* START DATA TO USE *

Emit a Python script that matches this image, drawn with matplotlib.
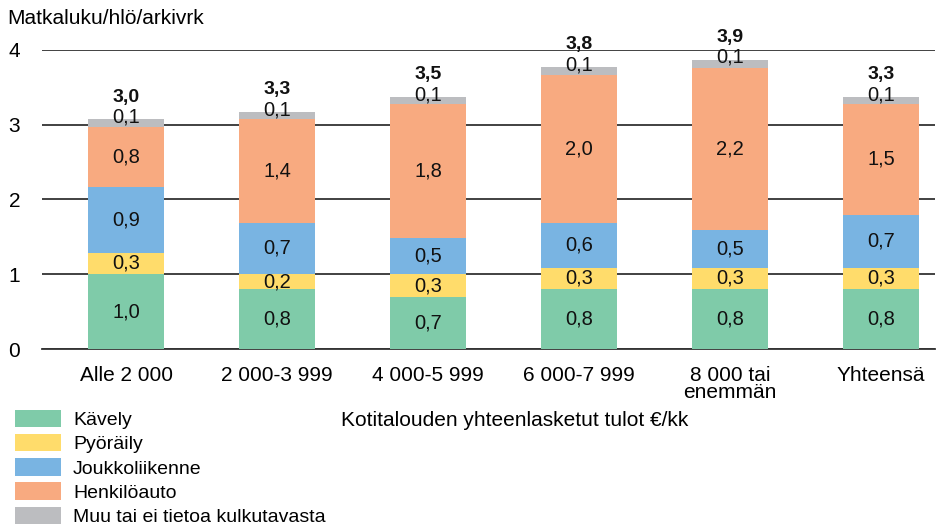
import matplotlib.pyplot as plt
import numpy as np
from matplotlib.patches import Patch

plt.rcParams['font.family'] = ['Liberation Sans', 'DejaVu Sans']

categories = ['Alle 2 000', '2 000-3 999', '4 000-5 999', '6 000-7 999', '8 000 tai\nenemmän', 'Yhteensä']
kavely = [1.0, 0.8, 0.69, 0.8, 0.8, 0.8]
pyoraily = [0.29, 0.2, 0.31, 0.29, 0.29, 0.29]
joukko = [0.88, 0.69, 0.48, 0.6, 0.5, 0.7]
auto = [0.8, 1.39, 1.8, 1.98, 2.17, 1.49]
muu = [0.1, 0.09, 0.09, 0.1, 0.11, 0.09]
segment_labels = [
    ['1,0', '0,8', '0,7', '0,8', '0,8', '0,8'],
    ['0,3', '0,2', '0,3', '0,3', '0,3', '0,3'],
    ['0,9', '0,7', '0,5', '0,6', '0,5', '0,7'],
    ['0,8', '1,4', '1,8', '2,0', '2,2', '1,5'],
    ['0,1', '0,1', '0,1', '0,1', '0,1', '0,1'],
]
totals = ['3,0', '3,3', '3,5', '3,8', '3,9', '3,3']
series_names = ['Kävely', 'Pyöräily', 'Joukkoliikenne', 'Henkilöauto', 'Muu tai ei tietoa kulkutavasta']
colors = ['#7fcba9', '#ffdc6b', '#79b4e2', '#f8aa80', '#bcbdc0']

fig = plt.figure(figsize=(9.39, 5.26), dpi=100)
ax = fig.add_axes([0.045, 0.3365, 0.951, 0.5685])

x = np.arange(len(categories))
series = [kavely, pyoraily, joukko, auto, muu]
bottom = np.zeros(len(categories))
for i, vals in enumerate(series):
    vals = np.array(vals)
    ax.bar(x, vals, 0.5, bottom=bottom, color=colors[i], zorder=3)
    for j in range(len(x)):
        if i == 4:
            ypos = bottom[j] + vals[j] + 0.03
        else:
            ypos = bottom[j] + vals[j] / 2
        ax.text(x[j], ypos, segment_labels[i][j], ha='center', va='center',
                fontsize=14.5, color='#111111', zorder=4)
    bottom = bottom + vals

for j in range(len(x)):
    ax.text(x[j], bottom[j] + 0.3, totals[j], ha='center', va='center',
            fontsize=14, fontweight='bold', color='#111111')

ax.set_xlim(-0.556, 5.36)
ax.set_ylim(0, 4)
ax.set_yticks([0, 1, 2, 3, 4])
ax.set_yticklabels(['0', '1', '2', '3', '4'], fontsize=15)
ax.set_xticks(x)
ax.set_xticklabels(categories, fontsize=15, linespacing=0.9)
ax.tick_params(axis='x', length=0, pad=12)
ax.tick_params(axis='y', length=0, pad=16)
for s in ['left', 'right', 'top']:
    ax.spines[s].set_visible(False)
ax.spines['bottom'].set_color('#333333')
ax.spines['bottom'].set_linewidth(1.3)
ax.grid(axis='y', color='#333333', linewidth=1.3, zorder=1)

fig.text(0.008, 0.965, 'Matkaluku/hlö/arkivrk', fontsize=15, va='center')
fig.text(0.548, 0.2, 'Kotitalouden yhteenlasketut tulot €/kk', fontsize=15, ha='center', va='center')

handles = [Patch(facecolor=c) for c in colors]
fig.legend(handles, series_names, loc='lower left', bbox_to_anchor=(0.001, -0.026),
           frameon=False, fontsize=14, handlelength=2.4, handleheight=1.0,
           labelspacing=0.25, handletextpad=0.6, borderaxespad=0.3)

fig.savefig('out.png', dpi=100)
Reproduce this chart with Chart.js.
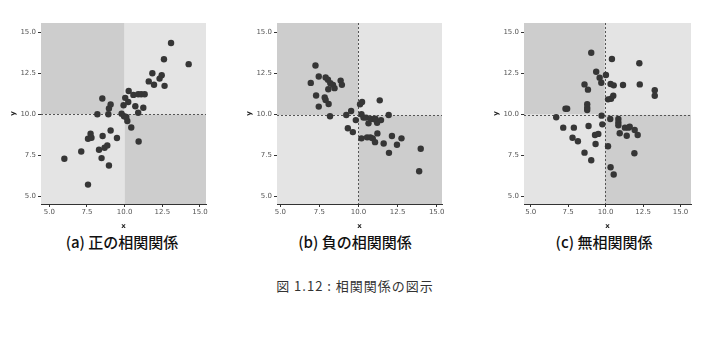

* END DATA TO USE *

REQUIRED TASK: Starting at the first line of the material, output exactly the lines up to and including the one with "plt.rcParams['font.family'] = ['Liberation". Do not include the pictures.

OUTPUT OF THE TASK:
Emit a Python script that matches this image, drawn with matplotlib.
import matplotlib.pyplot as plt
import numpy as np
from matplotlib.patches import Patch

plt.rcParams['font.family'] = ['Liberation Sans', 'DejaVu Sans']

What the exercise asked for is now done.